-------- Source excerpt --------

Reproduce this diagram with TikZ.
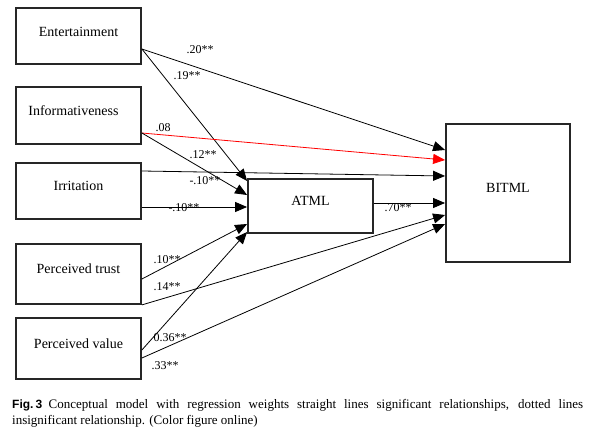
\documentclass[tikz,border=0pt]{standalone}
\usepackage{fontspec}
\setmainfont{Liberation Serif}
\setsansfont{Liberation Sans}
\usetikzlibrary{arrows.meta,calc}
\tikzset{
  box/.style={draw=black!85, line width=1.8pt, rectangle, inner sep=0pt},
  boxtext/.style={font=\fontsize{14}{16}\selectfont},
  conn/.style={draw=black, line width=0.8pt, -{Triangle[length=12pt,width=10pt]}},
  redconn/.style={draw=red, line width=0.8pt, -{Triangle[length=12pt,width=10pt]}, color=red},
  wt/.style={font=\fontsize{12}{14}\selectfont, inner sep=0pt}
}
\begin{document}
\begin{tikzpicture}[x=1pt,y=-1pt]
\useasboundingbox (0,0) rectangle (595,441);
% boxes
\node[box, minimum width=125pt, minimum height=56pt] (ent) at (78.5,36) {};
\node[box, minimum width=125pt, minimum height=57pt] (inf) at (78.5,115.5) {};
\node[box, minimum width=125pt, minimum height=56pt] (irr) at (78.5,191) {};
\node[box, minimum width=125pt, minimum height=60pt] (tru) at (78.5,274) {};
\node[box, minimum width=125pt, minimum height=61pt] (val) at (78.5,348.5) {};
\node[box, minimum width=125pt, minimum height=54pt] (atml) at (310.5,206) {};
\node[box, minimum width=124pt, minimum height=138pt] (bitml) at (508,193) {};
% box texts
\node[boxtext] (entT) at ($(ent.center)+(0,-4)$) {Entertainment};
\node[boxtext] (infT) at ($(inf.center)+(-5,-5)$) {Informativeness};
\node[boxtext] (irrT) at ($(irr.center)+(0,-5)$) {Irritation};
\node[boxtext] (truT) at ($(tru.center)+(0,-5)$) {Perceived trust};
\node[boxtext] (valT) at ($(val.center)+(0,-5)$) {Perceived value};
\node[boxtext] (atmlT) at ($(atml.center)+(0,-5)$) {ATML};
\node[boxtext] (bitmlT) at ($(bitml.center)+(0,-5)$) {BITML};
% connectors
\draw[conn] ([yshift=-13pt]ent.east) -- ([yshift=43pt]bitml.west);
\draw[conn] ([yshift=-13pt]ent.east) -- ([yshift=25pt]atml.west);
\draw[redconn] ([yshift=-17.5pt]inf.east) -- ([yshift=33pt]bitml.west);
\draw[conn] ([yshift=-17.5pt]inf.east) -- ([yshift=11pt]atml.west);
\draw[conn] ([yshift=20pt]irr.east) -- ([yshift=17pt]bitml.west);
\draw[conn] ([yshift=-16pt]irr.east) -- ([yshift=-1pt]atml.west);
\draw[conn] ([yshift=3pt]atml.east) -- ([yshift=-10pt]bitml.west);
\draw[conn] ([yshift=-5pt]tru.east) -- ([yshift=-18pt]atml.west);
\draw[conn] (tru.south east) -- ([yshift=-22pt]bitml.west);
\draw[conn] ([yshift=-1.5pt]val.east) -- ([yshift=-26pt]atml.west);
\draw[conn] ([yshift=-9.5pt]val.east) -- ([yshift=-31pt]bitml.west);
% weights
\node[wt] (w1) at (200,50) {.20**};
\node[wt] (w2) at (187,76) {.19**};
\node[wt] (w3) at (163,128) {.08};
\node[wt] (w4) at (203,155) {.12**};
\node[wt] (w5) at (205,181) {-.10**};
\node[wt] (w6) at (184,208) {-.10**};
\node[wt] (w7) at (398,208) {.70**};
\node[wt] (w8) at (167,260) {.10**};
\node[wt] (w9) at (167,287) {.14**};
\node[wt] (w10) at (170,338) {0.36**};
\node[wt] (w11) at (165,366) {.33**};
% caption
\node[anchor=north west, inner sep=0pt, text width=571pt, align=justify, font=\fontsize{13}{16.5}\selectfont] (cap) at (12,399)
{{\fontsize{12}{16}\sffamily\bfseries Fig.\,3}\hspace{0.5em}Conceptual model with regression weights straight lines significant relationships, dotted lines\linebreak insignificant relationship. (Color figure online)};
\end{tikzpicture}
\end{document}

--------

* Exercise
Pictures are excluded; copy all other data exactly as shown.

* Correct result
Reproduce this diagram with TikZ.
\documentclass[tikz,border=0pt]{standalone}
\usepackage{fontspec}
\setmainfont{Liberation Serif}
\setsansfont{Liberation Sans}
\usetikzlibrary{arrows.meta,calc}
\tikzset{
  box/.style={draw=black!85, line width=1.8pt, rectangle, inner sep=0pt},
  boxtext/.style={font=\fontsize{14}{16}\selectfont},
  conn/.style={draw=black, line width=0.8pt, -{Triangle[length=12pt,width=10pt]}},
  redconn/.style={draw=red, line width=0.8pt, -{Triangle[length=12pt,width=10pt]}, color=red},
  wt/.style={font=\fontsize{12}{14}\selectfont, inner sep=0pt}
}
\begin{document}
\begin{tikzpicture}[x=1pt,y=-1pt]
\useasboundingbox (0,0) rectangle (595,441);
% boxes
\node[box, minimum width=125pt, minimum height=56pt] (ent) at (78.5,36) {};
\node[box, minimum width=125pt, minimum height=57pt] (inf) at (78.5,115.5) {};
\node[box, minimum width=125pt, minimum height=56pt] (irr) at (78.5,191) {};
\node[box, minimum width=125pt, minimum height=60pt] (tru) at (78.5,274) {};
\node[box, minimum width=125pt, minimum height=61pt] (val) at (78.5,348.5) {};
\node[box, minimum width=125pt, minimum height=54pt] (atml) at (310.5,206) {};
\node[box, minimum width=124pt, minimum height=138pt] (bitml) at (508,193) {};
% box texts
\node[boxtext] (entT) at ($(ent.center)+(0,-4)$) {Entertainment};
\node[boxtext] (infT) at ($(inf.center)+(-5,-5)$) {Informativeness};
\node[boxtext] (irrT) at ($(irr.center)+(0,-5)$) {Irritation};
\node[boxtext] (truT) at ($(tru.center)+(0,-5)$) {Perceived trust};
\node[boxtext] (valT) at ($(val.center)+(0,-5)$) {Perceived value};
\node[boxtext] (atmlT) at ($(atml.center)+(0,-5)$) {ATML};
\node[boxtext] (bitmlT) at ($(bitml.center)+(0,-5)$) {BITML};
% connectors
\draw[conn] ([yshift=-13pt]ent.east) -- ([yshift=43pt]bitml.west);
\draw[conn] ([yshift=-13pt]ent.east) -- ([yshift=25pt]atml.west);
\draw[redconn] ([yshift=-17.5pt]inf.east) -- ([yshift=33pt]bitml.west);
\draw[conn] ([yshift=-17.5pt]inf.east) -- ([yshift=11pt]atml.west);
\draw[conn] ([yshift=20pt]irr.east) -- ([yshift=17pt]bitml.west);
\draw[conn] ([yshift=-16pt]irr.east) -- ([yshift=-1pt]atml.west);
\draw[conn] ([yshift=3pt]atml.east) -- ([yshift=-10pt]bitml.west);
\draw[conn] ([yshift=-5pt]tru.east) -- ([yshift=-18pt]atml.west);
\draw[conn] (tru.south east) -- ([yshift=-22pt]bitml.west);
\draw[conn] ([yshift=-1.5pt]val.east) -- ([yshift=-26pt]atml.west);
\draw[conn] ([yshift=-9.5pt]val.east) -- ([yshift=-31pt]bitml.west);
% weights
\node[wt] (w1) at (200,50) {.20**};
\node[wt] (w2) at (187,76) {.19**};
\node[wt] (w3) at (163,128) {.08};
\node[wt] (w4) at (203,155) {.12**};
\node[wt] (w5) at (205,181) {-.10**};
\node[wt] (w6) at (184,208) {-.10**};
\node[wt] (w7) at (398,208) {.70**};
\node[wt] (w8) at (167,260) {.10**};
\node[wt] (w9) at (167,287) {.14**};
\node[wt] (w10) at (170,338) {0.36**};
\node[wt] (w11) at (165,366) {.33**};
% caption
\node[anchor=north west, inner sep=0pt, text width=571pt, align=justify, font=\fontsize{13}{16.5}\selectfont] (cap) at (12,399)
{{\fontsize{12}{16}\sffamily\bfseries Fig.\,3}\hspace{0.5em}Conceptual model with regression weights straight lines significant relationships, dotted lines\linebreak insignificant relationship. (Color figure online)};
\end{tikzpicture}
\end{document}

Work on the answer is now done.